◆ **Task to carry out**: Identify each line below that contains the word "this", and copy it out.

[Charts and diagrams as code]
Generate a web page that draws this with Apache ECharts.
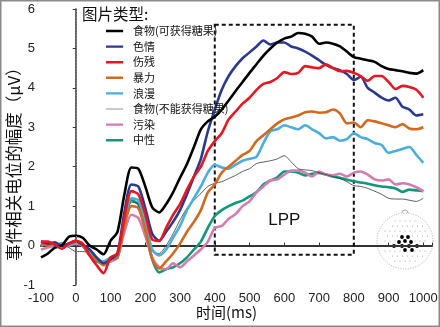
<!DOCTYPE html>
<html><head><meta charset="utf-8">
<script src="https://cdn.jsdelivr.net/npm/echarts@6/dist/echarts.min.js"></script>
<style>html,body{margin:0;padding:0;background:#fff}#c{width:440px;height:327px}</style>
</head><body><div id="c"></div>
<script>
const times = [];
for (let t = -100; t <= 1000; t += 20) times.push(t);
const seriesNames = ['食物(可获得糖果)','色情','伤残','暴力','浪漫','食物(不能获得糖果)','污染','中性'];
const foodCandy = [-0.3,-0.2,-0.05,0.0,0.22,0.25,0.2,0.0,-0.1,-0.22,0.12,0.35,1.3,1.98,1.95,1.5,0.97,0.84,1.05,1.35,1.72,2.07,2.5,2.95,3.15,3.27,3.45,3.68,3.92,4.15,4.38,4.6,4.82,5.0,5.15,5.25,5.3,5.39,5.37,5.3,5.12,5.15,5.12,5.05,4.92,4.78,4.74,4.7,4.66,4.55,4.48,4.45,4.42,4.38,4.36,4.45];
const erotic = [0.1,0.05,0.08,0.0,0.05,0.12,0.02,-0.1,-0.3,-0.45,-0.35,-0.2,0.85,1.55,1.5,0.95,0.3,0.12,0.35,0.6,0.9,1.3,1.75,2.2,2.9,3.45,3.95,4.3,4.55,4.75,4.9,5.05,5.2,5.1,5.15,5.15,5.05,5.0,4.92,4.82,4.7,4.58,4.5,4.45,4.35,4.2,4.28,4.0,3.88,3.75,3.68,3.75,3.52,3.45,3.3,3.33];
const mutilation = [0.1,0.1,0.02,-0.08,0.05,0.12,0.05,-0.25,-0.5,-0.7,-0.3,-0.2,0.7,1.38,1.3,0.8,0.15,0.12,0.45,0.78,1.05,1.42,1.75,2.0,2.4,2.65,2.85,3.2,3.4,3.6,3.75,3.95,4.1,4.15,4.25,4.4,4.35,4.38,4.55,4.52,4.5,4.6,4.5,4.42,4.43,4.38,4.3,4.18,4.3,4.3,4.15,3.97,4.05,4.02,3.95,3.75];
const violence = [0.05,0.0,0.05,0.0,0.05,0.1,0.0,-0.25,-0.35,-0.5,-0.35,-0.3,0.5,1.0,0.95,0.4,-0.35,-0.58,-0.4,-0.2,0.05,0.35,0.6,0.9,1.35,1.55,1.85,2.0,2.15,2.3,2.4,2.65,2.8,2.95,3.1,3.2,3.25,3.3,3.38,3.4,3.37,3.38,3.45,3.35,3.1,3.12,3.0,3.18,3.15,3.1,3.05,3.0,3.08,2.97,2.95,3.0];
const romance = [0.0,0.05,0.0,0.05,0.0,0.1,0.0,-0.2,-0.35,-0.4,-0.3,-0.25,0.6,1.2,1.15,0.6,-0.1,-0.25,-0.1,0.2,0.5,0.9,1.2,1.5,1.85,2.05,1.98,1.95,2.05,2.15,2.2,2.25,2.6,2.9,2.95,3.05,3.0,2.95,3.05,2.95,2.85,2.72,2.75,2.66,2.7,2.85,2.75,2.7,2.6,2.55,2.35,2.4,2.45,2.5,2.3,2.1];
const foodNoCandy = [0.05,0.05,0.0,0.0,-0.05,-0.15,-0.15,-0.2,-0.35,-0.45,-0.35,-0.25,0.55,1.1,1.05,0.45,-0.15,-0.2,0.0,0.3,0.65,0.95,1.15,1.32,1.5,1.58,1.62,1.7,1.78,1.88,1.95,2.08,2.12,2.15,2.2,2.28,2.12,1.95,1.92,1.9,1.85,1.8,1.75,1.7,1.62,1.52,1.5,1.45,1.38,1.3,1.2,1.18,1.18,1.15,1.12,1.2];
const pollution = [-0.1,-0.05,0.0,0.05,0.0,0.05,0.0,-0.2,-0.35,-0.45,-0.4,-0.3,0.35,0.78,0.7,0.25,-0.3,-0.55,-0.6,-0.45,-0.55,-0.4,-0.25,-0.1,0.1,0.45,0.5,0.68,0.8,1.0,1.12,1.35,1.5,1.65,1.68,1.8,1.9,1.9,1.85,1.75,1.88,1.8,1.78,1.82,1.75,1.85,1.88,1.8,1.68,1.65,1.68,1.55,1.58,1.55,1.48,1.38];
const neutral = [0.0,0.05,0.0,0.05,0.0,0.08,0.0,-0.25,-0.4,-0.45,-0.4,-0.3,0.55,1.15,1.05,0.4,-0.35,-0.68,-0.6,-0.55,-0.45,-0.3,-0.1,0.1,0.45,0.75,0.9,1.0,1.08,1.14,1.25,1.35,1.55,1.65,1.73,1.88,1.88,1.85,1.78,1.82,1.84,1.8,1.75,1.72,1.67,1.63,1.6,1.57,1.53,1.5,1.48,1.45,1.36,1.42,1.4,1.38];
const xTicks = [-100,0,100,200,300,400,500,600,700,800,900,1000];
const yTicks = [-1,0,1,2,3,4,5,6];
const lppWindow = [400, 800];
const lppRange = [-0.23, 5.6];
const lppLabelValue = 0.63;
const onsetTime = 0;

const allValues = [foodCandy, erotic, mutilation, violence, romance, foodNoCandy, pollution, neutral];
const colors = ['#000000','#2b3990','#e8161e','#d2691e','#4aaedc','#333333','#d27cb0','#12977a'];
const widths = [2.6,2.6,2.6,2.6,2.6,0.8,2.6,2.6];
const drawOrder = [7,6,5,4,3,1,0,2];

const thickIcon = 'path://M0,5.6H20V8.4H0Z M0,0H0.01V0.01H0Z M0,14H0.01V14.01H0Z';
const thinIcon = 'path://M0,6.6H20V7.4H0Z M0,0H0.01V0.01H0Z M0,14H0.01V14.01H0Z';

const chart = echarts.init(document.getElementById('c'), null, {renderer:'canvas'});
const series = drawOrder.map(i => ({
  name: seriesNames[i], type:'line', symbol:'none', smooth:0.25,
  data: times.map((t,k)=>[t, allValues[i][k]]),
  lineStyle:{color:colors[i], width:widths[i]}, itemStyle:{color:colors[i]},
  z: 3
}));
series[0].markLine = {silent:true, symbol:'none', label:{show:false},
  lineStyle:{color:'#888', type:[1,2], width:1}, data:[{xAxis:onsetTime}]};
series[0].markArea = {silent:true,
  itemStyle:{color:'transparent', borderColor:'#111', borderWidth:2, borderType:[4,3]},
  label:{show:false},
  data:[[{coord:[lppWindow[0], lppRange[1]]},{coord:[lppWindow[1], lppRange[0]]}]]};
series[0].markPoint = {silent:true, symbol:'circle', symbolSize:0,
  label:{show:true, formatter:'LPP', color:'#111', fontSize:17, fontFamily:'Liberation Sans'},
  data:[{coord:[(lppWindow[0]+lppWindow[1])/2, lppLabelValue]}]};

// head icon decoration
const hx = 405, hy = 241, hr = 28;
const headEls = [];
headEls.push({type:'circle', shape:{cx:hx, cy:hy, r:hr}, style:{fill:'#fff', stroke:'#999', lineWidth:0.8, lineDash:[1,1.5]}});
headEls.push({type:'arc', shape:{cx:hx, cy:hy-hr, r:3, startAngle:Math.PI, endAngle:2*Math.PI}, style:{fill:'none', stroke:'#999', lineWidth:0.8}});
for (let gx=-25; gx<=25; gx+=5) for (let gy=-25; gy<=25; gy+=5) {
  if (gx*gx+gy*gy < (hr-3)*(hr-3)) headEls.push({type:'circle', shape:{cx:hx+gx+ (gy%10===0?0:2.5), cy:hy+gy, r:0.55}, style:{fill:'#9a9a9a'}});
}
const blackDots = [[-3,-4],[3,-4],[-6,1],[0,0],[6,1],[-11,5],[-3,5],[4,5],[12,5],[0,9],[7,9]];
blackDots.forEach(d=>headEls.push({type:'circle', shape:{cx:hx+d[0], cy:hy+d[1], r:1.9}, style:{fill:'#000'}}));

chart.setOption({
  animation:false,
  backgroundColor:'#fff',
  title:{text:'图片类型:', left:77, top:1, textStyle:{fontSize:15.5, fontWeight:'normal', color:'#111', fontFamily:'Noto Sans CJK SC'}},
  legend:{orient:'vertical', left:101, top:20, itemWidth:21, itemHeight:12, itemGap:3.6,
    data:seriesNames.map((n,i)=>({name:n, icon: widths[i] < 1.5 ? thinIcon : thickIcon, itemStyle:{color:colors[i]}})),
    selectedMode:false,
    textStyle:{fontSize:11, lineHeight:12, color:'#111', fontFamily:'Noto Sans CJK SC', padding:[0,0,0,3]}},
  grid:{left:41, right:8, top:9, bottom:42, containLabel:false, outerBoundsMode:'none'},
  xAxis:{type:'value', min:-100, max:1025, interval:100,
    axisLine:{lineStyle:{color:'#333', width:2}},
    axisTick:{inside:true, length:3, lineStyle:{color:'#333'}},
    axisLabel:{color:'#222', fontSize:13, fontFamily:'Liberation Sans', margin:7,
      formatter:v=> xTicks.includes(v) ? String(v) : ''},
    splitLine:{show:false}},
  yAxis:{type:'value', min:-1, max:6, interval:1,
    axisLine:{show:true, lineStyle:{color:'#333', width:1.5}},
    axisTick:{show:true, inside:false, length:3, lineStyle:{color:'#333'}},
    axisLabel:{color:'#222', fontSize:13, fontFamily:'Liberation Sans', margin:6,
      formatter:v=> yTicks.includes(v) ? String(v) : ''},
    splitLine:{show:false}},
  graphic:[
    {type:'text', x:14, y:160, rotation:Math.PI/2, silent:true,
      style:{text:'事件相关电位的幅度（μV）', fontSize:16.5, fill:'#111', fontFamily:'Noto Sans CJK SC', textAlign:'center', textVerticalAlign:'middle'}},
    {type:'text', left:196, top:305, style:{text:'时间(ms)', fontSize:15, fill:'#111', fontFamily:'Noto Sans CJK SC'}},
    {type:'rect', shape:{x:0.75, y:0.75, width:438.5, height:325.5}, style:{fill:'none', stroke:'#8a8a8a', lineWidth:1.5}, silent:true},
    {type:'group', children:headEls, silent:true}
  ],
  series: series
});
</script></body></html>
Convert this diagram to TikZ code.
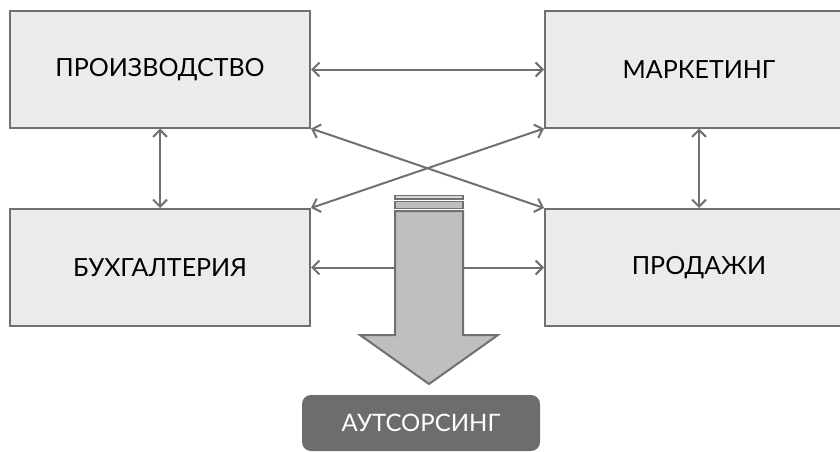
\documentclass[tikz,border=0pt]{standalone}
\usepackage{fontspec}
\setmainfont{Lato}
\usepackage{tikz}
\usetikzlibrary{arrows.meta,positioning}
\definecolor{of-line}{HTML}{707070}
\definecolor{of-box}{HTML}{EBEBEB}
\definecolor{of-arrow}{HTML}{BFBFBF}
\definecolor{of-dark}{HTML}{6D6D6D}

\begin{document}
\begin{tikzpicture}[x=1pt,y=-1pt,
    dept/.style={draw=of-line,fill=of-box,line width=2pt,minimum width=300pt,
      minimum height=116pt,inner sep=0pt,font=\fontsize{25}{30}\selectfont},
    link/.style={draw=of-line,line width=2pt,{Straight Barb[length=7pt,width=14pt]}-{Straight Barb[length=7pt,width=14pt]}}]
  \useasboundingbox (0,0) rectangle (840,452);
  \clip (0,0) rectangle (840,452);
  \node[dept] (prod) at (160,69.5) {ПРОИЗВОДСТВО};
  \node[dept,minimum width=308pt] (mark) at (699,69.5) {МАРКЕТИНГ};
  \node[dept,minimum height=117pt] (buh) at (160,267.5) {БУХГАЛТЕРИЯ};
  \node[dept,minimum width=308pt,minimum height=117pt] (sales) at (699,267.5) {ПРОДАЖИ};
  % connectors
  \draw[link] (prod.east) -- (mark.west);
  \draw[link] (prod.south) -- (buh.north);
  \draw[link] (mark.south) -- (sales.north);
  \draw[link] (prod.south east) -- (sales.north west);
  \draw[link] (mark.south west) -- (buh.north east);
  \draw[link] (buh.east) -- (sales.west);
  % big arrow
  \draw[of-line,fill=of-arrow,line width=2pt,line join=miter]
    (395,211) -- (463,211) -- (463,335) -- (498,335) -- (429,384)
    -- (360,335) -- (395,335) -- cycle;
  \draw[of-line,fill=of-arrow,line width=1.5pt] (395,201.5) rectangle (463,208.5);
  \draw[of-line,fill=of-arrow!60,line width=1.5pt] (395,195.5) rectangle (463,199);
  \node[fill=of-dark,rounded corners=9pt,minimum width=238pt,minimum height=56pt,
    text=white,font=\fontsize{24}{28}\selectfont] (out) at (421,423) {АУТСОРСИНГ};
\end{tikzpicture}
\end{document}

◆ **Written reply**:
Generate a web page that draws this with Apache ECharts.
Convert this diagram to TikZ code.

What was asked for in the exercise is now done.